Rock, Twist & Roll is an inspiring evocation of the music of the sixties. But for those considering the “present perfect” of the stock markets, they may find an interesting introduction to metaphoric representations about the behavior of the markets. A look at the curves is enough to witness this rock, twist and rolling behavior of stock values, often deviating from analysts’conventional predictions.

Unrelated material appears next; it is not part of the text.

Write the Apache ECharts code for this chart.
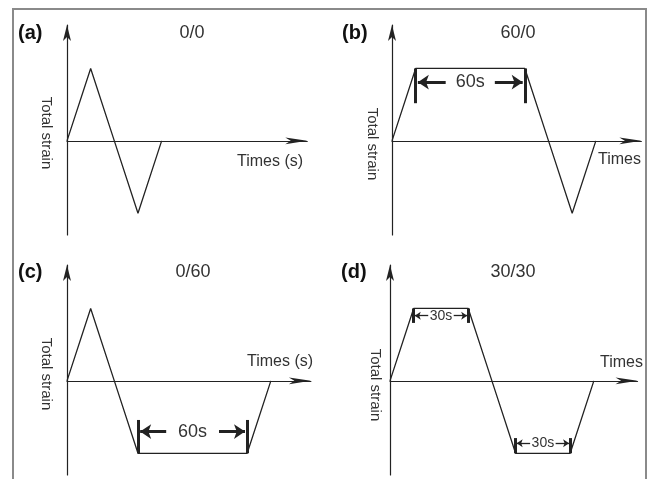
<!DOCTYPE html>
<html><head><meta charset="utf-8">
<script src="https://cdn.jsdelivr.net/npm/echarts@6/dist/echarts.min.js"></script>
<style>html,body{margin:0;padding:0;background:#fff}#c{width:649px;height:479px}</style>
</head><body><div id="c"></div>
<script>
// ---- data ----
const panelLabels = ['(a)', '(b)', '(c)', '(d)'];
const panelTitles = ['0/0', '60/0', '0/60', '30/30'];
const xNames = ['Times (s)', 'Times', 'Times (s)', 'Times'];
const yName = 'Total strain';
const timeA = [0, 13, 26, 39, 52];            const strainA = [0, 1, 0, -1, 0];
const timeB = [0, 13, 73, 86, 99, 112];       const strainB = [0, 1, 1, 0, -1, 0];
const timeC = [0, 13, 26, 39, 99, 112];       const strainC = [0, 1, 0, -1, -1, 0];
const timeD = [0, 13, 43, 56, 69, 99, 112];   const strainD = [0, 1, 1, 0, -1, -1, 0];
// hold periods: [start, end, label, level]
const holdsB = [[13, 73, '60s', 1]];
const holdsC = [[39, 99, '60s', -1]];
const holdsD = [[13, 43, '30s', 1], [69, 99, '30s', -1]];

// ---- layout / style ----
const pxPerSec = 1.82, yMin = -1.3, yMax = 1.6, gridH = 210;
const panels = [
  {left: 67,  top: 25,  xMax: 132, t: timeA, s: strainA, holds: [],
   lab: [18, 33], ttl: [192, 33], yn: [46, 133], xn: [237, 162]},
  {left: 392, top: 25,  xMax: 137, t: timeB, s: strainB, holds: holdsB,
   lab: [342, 33], ttl: [518, 33], yn: [372, 144], xn: [598, 160]},
  {left: 67,  top: 265, xMax: 134, t: timeC, s: strainC, holds: holdsC,
   lab: [18, 272], ttl: [193, 272], yn: [46, 374], xn: [247, 362]},
  {left: 390, top: 265, xMax: 136, t: timeD, s: strainD, holds: holdsD,
   lab: [341, 272], ttl: [513, 272], yn: [375, 385], xn: [600, 363]}
];
// bracket geometry per hold (styles): bar length, arrow offset, text half gap, font, widths
const bracketStyles = {
  '1-0': {bar: 0.48, arr: 0.19, gap: 13.5, end: 1.2, font: 18, bw: 3, aw: 3, head: [11, 11]},
  '2-0': {bar: 0.46, arr: 0.30, gap: 14.5, end: 1.2, font: 18, bw: 3, aw: 3, head: [11, 11]},
  '3-0': {bar: 0.20, arr: 0.10, gap: 7,    end: 0.6, font: 14, bw: 3, aw: 1.3, head: [6, 6]},
  '3-1': {bar: 0.21, arr: 0.14, gap: 7,    end: 0.6, font: 14, bw: 3, aw: 1.3, head: [6, 6]}
};
const ink = '#222';

const grids = [], xAxes = [], yAxes = [], series = [], graphics = [];
graphics.push({type: 'rect', shape: {x: 13, y: 9, width: 633, height: 520},
  style: {fill: 'none', stroke: '#8a8a8a', lineWidth: 2}, z: 100});

panels.forEach((p, i) => {
  grids.push({left: p.left, top: p.top, width: p.xMax * pxPerSec, height: gridH, containLabel: false});
  xAxes.push({type: 'value', gridIndex: i, min: 0, max: p.xMax,
    axisLine: {show: true, onZero: true, symbol: ['none', 'arrow'], symbolSize: [5, 22],
      lineStyle: {color: ink, width: 1.2}},
    axisTick: {show: false}, axisLabel: {show: false}, splitLine: {show: false}});
  yAxes.push({type: 'value', gridIndex: i, min: yMin, max: yMax,
    axisLine: {show: true, onZero: false, symbol: ['none', 'arrow'], symbolSize: [6, 16],
      lineStyle: {color: ink, width: 1.2}},
    axisTick: {show: false}, axisLabel: {show: false}, splitLine: {show: false}});

  const mlData = [], mpData = [];
  p.holds.forEach((h, k) => {
    const st = bracketStyles[i + '-' + k];
    const [a, b, txt, lvl] = h;
    const yBar = lvl * (1 - st.bar), yArr = lvl * (1 - st.arr), mid = (a + b) / 2;
    [a, b].forEach(x => mlData.push([
      {coord: [x, lvl], symbol: 'none', lineStyle: {width: st.bw, color: ink, type: 'solid'}},
      {coord: [x, yBar], symbol: 'none'}]));
    mlData.push([
      {coord: [mid - st.gap, yArr], symbol: 'none', lineStyle: {width: st.aw, color: ink, type: 'solid'}},
      {coord: [a + st.end, yArr], symbol: 'arrow', symbolSize: st.head}]);
    mlData.push([
      {coord: [mid + st.gap, yArr], symbol: 'none', lineStyle: {width: st.aw, color: ink, type: 'solid'}},
      {coord: [b - st.end, yArr], symbol: 'arrow', symbolSize: st.head}]);
    mpData.push({name: txt, coord: [mid, yArr],
      label: {show: true, position: 'inside', formatter: '{b}', color: '#333',
        fontSize: st.font, fontFamily: 'Liberation Sans'}});
  });

  series.push({type: 'line', xAxisIndex: i, yAxisIndex: i, symbol: 'none',
    lineStyle: {color: ink, width: 1.3},
    data: p.t.map((t, j) => [t, p.s[j]]),
    markLine: {silent: true, symbol: ['none', 'none'], label: {show: false},
      lineStyle: {color: ink, type: 'solid'}, data: mlData},
    markPoint: {silent: true, symbol: 'circle', symbolSize: 1,
      itemStyle: {color: 'rgba(0,0,0,0)'}, data: mpData}});

  graphics.push({type: 'text', x: p.lab[0], y: p.lab[1],
    style: {text: panelLabels[i], font: 'bold 20px "Liberation Sans"', fill: '#111',
      textAlign: 'left', textVerticalAlign: 'middle'}});
  graphics.push({type: 'text', x: p.ttl[0], y: p.ttl[1],
    style: {text: panelTitles[i], font: '18px "Liberation Sans"', fill: '#333',
      textAlign: 'center', textVerticalAlign: 'middle'}});
  graphics.push({type: 'text', x: p.yn[0], y: p.yn[1], rotation: -Math.PI / 2,
    style: {text: yName, font: '15px "Liberation Sans"', fill: '#333',
      textAlign: 'center', textVerticalAlign: 'middle'}});
  graphics.push({type: 'text', x: p.xn[0], y: p.xn[1],
    style: {text: xNames[i], font: '16px "Liberation Sans"', fill: '#333',
      textAlign: 'left', textVerticalAlign: 'middle'}});
});

const chart = echarts.init(document.getElementById('c'), null, {renderer: 'canvas'});
chart.setOption({animation: false, backgroundColor: '#fff',
  grid: grids, xAxis: xAxes, yAxis: yAxes, series: series, graphic: graphics});
</script></body></html>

Back in the 60s, a new frontier for the job of valuing stock prices was thought to have been drawn thanks to the research from Modigliani Miller, Bates, Black, Scholes, Merton… And yet, this new frontier happened to be somehow of illusion. Indeed, price to earnings ratios in excess of the 100 x level – without any apparent impairment on the value of the underlying stocks – are becoming common place. We are seeing at the same time stocks strenuously keeping with very low price to earnings ratios – say, less than 10 x, – when confronted to the long term interest rate benchmarks. Such stocks should have adjusted upwards to this benchmark. They haven’t. Hence, an explanation is quite urgently needed to theorize both about the behavior of over reacting buyers and about the behavior of under reacting ones.
In their efforts to better capture “unexpected events”, analysts have imported new theoretical approaches from across the frontier. One was the fractal theory, quite a “follower success”, in the aftermath of the 2008’s global financial crisis. The idea was that stock behavior could follow self-replicating complex patterns over time. Since the 2014’s recovery, this theory has lost some of its steam. But as the philosopher Pascal said “nature abhors vacuum” (“la nature a horreur du vide”) other explanations are to come soon on the front line about why the stocks are currently troubled by rising interest rates or, by trade tariffs or, by the fact that CEO doesn’t own shares, so on and so forth. Maybe the next culprit to unmask will be the “information theory”, another input from the 70s. that computers have helped urbanize.
Insofar as the issue is to bet on the very long term, maybe it is safer to get back, even against the odds, to the “Rock, Twist & Roll’s approach of the financial theories of the “founding fathers” of the 60s. At least such theories are grounded on tangible data and fueled by empirical assessment of corporate asset and profit behaviors with, as a condition, that this “Rock, Twist & Roll’s” approach be tamed by rigorous analytical rationales.